The Netherlands has been united in grief and growing anger because of delays in getting bodies home and over the way pro-Russian separatists have treated the crash site, bodies and personal possessions. The planes left from Kharkiv in Ukraine, where the bodies were given a dignified ceremony as they were carried on board by army cadets before a small party of officials.
Around 1,000 bereaved relatives of the 193 Dutch dead, King Willem-Alexander and Queen Maxima, Prime Minister Mark Rutte and representatives of the other nations that lost citizens on the flight met the planes.
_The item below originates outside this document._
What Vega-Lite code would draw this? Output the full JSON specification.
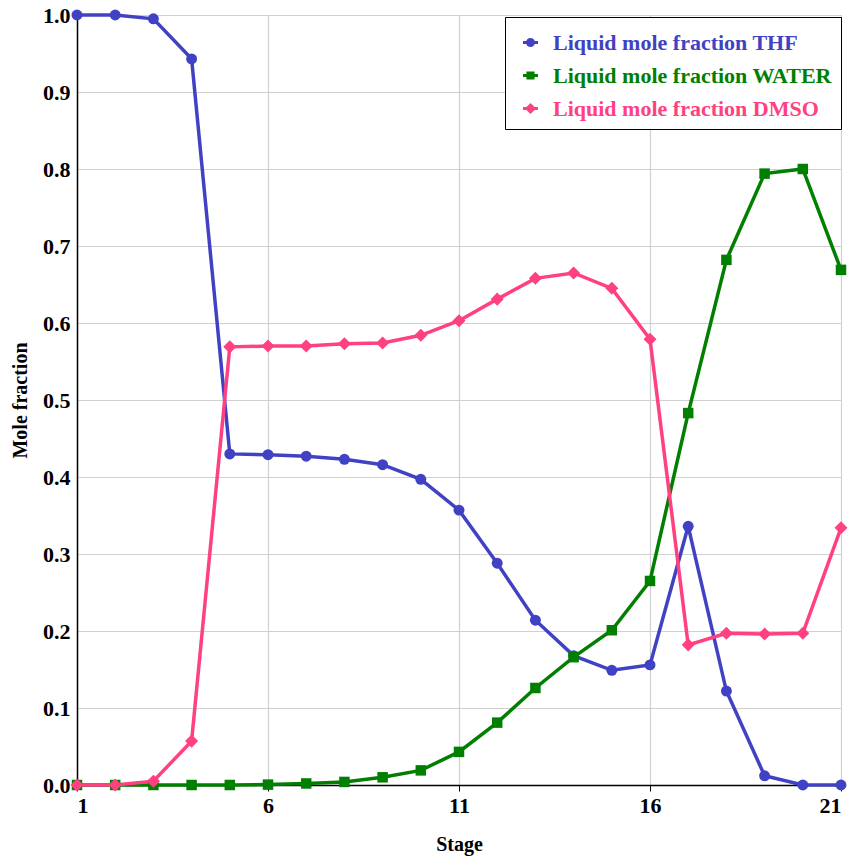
{
  "$schema": "https://vega.github.io/schema/vega-lite/v6.json",
  "width": 764,
  "height": 770,
  "autosize": {"type": "none"},
  "padding": {"left": 77, "top": 15, "right": 13, "bottom": 72},
  "background": "white",
  "config": {
    "font": "Liberation Serif",
    "view": {"stroke": null},
    "axis": {"labelFont": "Liberation Serif", "titleFont": "Liberation Serif", "labelFontWeight": "bold", "titleFontWeight": "bold", "labelColor": "black", "titleColor": "black", "labelFontSize": 22, "titleFontSize": 20, "gridColor": "#d0d0d0", "gridWidth": 1.2, "domainColor": "black", "domainWidth": 1.5, "tickColor": "black"}
  },
  "data": {"values": [
    {"stage": 1, "series": "Liquid mole fraction THF", "value": 1.0},
    {"stage": 2, "series": "Liquid mole fraction THF", "value": 1.0},
    {"stage": 3, "series": "Liquid mole fraction THF", "value": 0.995},
    {"stage": 4, "series": "Liquid mole fraction THF", "value": 0.943},
    {"stage": 5, "series": "Liquid mole fraction THF", "value": 0.430},
    {"stage": 6, "series": "Liquid mole fraction THF", "value": 0.429},
    {"stage": 7, "series": "Liquid mole fraction THF", "value": 0.427},
    {"stage": 8, "series": "Liquid mole fraction THF", "value": 0.423},
    {"stage": 9, "series": "Liquid mole fraction THF", "value": 0.416},
    {"stage": 10, "series": "Liquid mole fraction THF", "value": 0.397},
    {"stage": 11, "series": "Liquid mole fraction THF", "value": 0.357},
    {"stage": 12, "series": "Liquid mole fraction THF", "value": 0.288},
    {"stage": 13, "series": "Liquid mole fraction THF", "value": 0.214},
    {"stage": 14, "series": "Liquid mole fraction THF", "value": 0.168},
    {"stage": 15, "series": "Liquid mole fraction THF", "value": 0.149},
    {"stage": 16, "series": "Liquid mole fraction THF", "value": 0.156},
    {"stage": 17, "series": "Liquid mole fraction THF", "value": 0.336},
    {"stage": 18, "series": "Liquid mole fraction THF", "value": 0.122},
    {"stage": 19, "series": "Liquid mole fraction THF", "value": 0.012},
    {"stage": 20, "series": "Liquid mole fraction THF", "value": 0.0},
    {"stage": 21, "series": "Liquid mole fraction THF", "value": 0.0},
    {"stage": 1, "series": "Liquid mole fraction WATER", "value": 0.0},
    {"stage": 2, "series": "Liquid mole fraction WATER", "value": 0.0},
    {"stage": 3, "series": "Liquid mole fraction WATER", "value": 0.0},
    {"stage": 4, "series": "Liquid mole fraction WATER", "value": 0.0},
    {"stage": 5, "series": "Liquid mole fraction WATER", "value": 0.0},
    {"stage": 6, "series": "Liquid mole fraction WATER", "value": 0.0005},
    {"stage": 7, "series": "Liquid mole fraction WATER", "value": 0.002},
    {"stage": 8, "series": "Liquid mole fraction WATER", "value": 0.004},
    {"stage": 9, "series": "Liquid mole fraction WATER", "value": 0.010},
    {"stage": 10, "series": "Liquid mole fraction WATER", "value": 0.019},
    {"stage": 11, "series": "Liquid mole fraction WATER", "value": 0.043},
    {"stage": 12, "series": "Liquid mole fraction WATER", "value": 0.081},
    {"stage": 13, "series": "Liquid mole fraction WATER", "value": 0.126},
    {"stage": 14, "series": "Liquid mole fraction WATER", "value": 0.166},
    {"stage": 15, "series": "Liquid mole fraction WATER", "value": 0.201},
    {"stage": 16, "series": "Liquid mole fraction WATER", "value": 0.265},
    {"stage": 17, "series": "Liquid mole fraction WATER", "value": 0.483},
    {"stage": 18, "series": "Liquid mole fraction WATER", "value": 0.682},
    {"stage": 19, "series": "Liquid mole fraction WATER", "value": 0.794},
    {"stage": 20, "series": "Liquid mole fraction WATER", "value": 0.800},
    {"stage": 21, "series": "Liquid mole fraction WATER", "value": 0.669},
    {"stage": 1, "series": "Liquid mole fraction DMSO", "value": 0.0},
    {"stage": 2, "series": "Liquid mole fraction DMSO", "value": 0.0},
    {"stage": 3, "series": "Liquid mole fraction DMSO", "value": 0.005},
    {"stage": 4, "series": "Liquid mole fraction DMSO", "value": 0.057},
    {"stage": 5, "series": "Liquid mole fraction DMSO", "value": 0.569},
    {"stage": 6, "series": "Liquid mole fraction DMSO", "value": 0.570},
    {"stage": 7, "series": "Liquid mole fraction DMSO", "value": 0.570},
    {"stage": 8, "series": "Liquid mole fraction DMSO", "value": 0.573},
    {"stage": 9, "series": "Liquid mole fraction DMSO", "value": 0.574},
    {"stage": 10, "series": "Liquid mole fraction DMSO", "value": 0.584},
    {"stage": 11, "series": "Liquid mole fraction DMSO", "value": 0.603},
    {"stage": 12, "series": "Liquid mole fraction DMSO", "value": 0.631},
    {"stage": 13, "series": "Liquid mole fraction DMSO", "value": 0.658},
    {"stage": 14, "series": "Liquid mole fraction DMSO", "value": 0.665},
    {"stage": 15, "series": "Liquid mole fraction DMSO", "value": 0.645},
    {"stage": 16, "series": "Liquid mole fraction DMSO", "value": 0.579},
    {"stage": 17, "series": "Liquid mole fraction DMSO", "value": 0.182},
    {"stage": 18, "series": "Liquid mole fraction DMSO", "value": 0.197},
    {"stage": 19, "series": "Liquid mole fraction DMSO", "value": 0.196},
    {"stage": 20, "series": "Liquid mole fraction DMSO", "value": 0.197},
    {"stage": 21, "series": "Liquid mole fraction DMSO", "value": 0.334}
  ]},
  "encoding": {
    "x": {"field": "stage", "type": "quantitative", "scale": {"domain": [1, 21], "nice": false, "zero": false},
          "axis": {"values": [1, 6, 11, 16, 21], "title": "Stage", "titlePadding": 18, "labelPadding": 4, "tickSize": 6, "grid": true}},
    "y": {"field": "value", "type": "quantitative", "scale": {"domain": [0, 1], "nice": false},
          "axis": {"values": [0, 0.1, 0.2, 0.3, 0.4, 0.5, 0.6, 0.7, 0.8, 0.9, 1.0], "format": ".1f", "title": "Mole fraction", "titlePadding": 12, "labelPadding": 7, "tickSize": 0, "grid": true}},
    "color": {"field": "series", "type": "nominal",
      "scale": {"domain": ["Liquid mole fraction THF", "Liquid mole fraction WATER", "Liquid mole fraction DMSO"], "range": ["#4141C4", "#007F00", "#FF4081"]},
      "legend": {
        "title": null, "orient": "none", "legendX": 428, "legendY": 2,
        "direction": "vertical",
        "labelFont": "Liberation Serif", "labelFontWeight": "bold", "labelFontSize": 22, "labelLimit": 400, "labelOffset": 6,
        "strokeColor": "black", "fillColor": "white", "padding": 9, "rowPadding": 5,
        "symbolSize": 900, "symbolStrokeWidth": 3, "symbolOpacity": 1,
        "encode": {
          "labels": {"update": {"fill": {"scale": "color", "field": "value"}}},
          "symbols": {"update": {
            "shape": {"signal": "datum.value == 'Liquid mole fraction THF' ? 'M-0.5,0H0.5M-0.2,0A0.2,0.2 0 1,1 0.2,0A0.2,0.2 0 1,1 -0.2,0Z' : datum.value == 'Liquid mole fraction WATER' ? 'M-0.5,0H0.5M-0.17,-0.17H0.17V0.17H-0.17Z' : 'M-0.5,0H0.5M-0.23,0L0,-0.23L0.23,0L0,0.23Z'"},
            "stroke": {"scale": "color", "field": "value"},
            "fill": {"scale": "color", "field": "value"},
            "strokeWidth": {"value": 3}
          }}
        }
      }}
  },
  "layer": [
    {"mark": {"type": "line", "strokeWidth": 3.5}},
    {"transform": [{"filter": "datum.series == 'Liquid mole fraction THF'"}],
     "mark": {"type": "point", "shape": "circle", "filled": true, "opacity": 1, "size": 120}},
    {"transform": [{"filter": "datum.series == 'Liquid mole fraction WATER'"}],
     "mark": {"type": "point", "shape": "square", "filled": true, "opacity": 1, "size": 110}},
    {"transform": [{"filter": "datum.series == 'Liquid mole fraction DMSO'"}],
     "mark": {"type": "point", "shape": "diamond", "filled": true, "opacity": 1, "size": 170}}
  ]
}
The bodies are to be transferred to a military base at Hilversum, southeast of Amsterdam, where forensics experts will identify them.
Flags of the 11 nations that lost citizens in the crash flew at half mast at the airport. Uniformed members of the Dutch military marched to the planes to unload the wooden coffins, while a trumpeter played the Last Post and Reveille. Motorways along the 100-kilometre route from Eindhoven to Hilversum have been closed for the long convoy of hearses to pass, one coffin per car.
A minute's silence was observed nationwide, during which no flights landed or took off at Amsterdam Schiphol airport, from where the doomed Malaysia Airlines flight took off on Thursday. US intelligence officials have said they believe rebels mistakenly shot down the plane that was flying from Amsterdam to Kuala Lumpur with a surface-to-air missile.
The rebels today used rockets to shoot down two Ukrainian Sukhoi fighter jets, although it was not clear exactly how far away from the Malaysia Airlines crash site.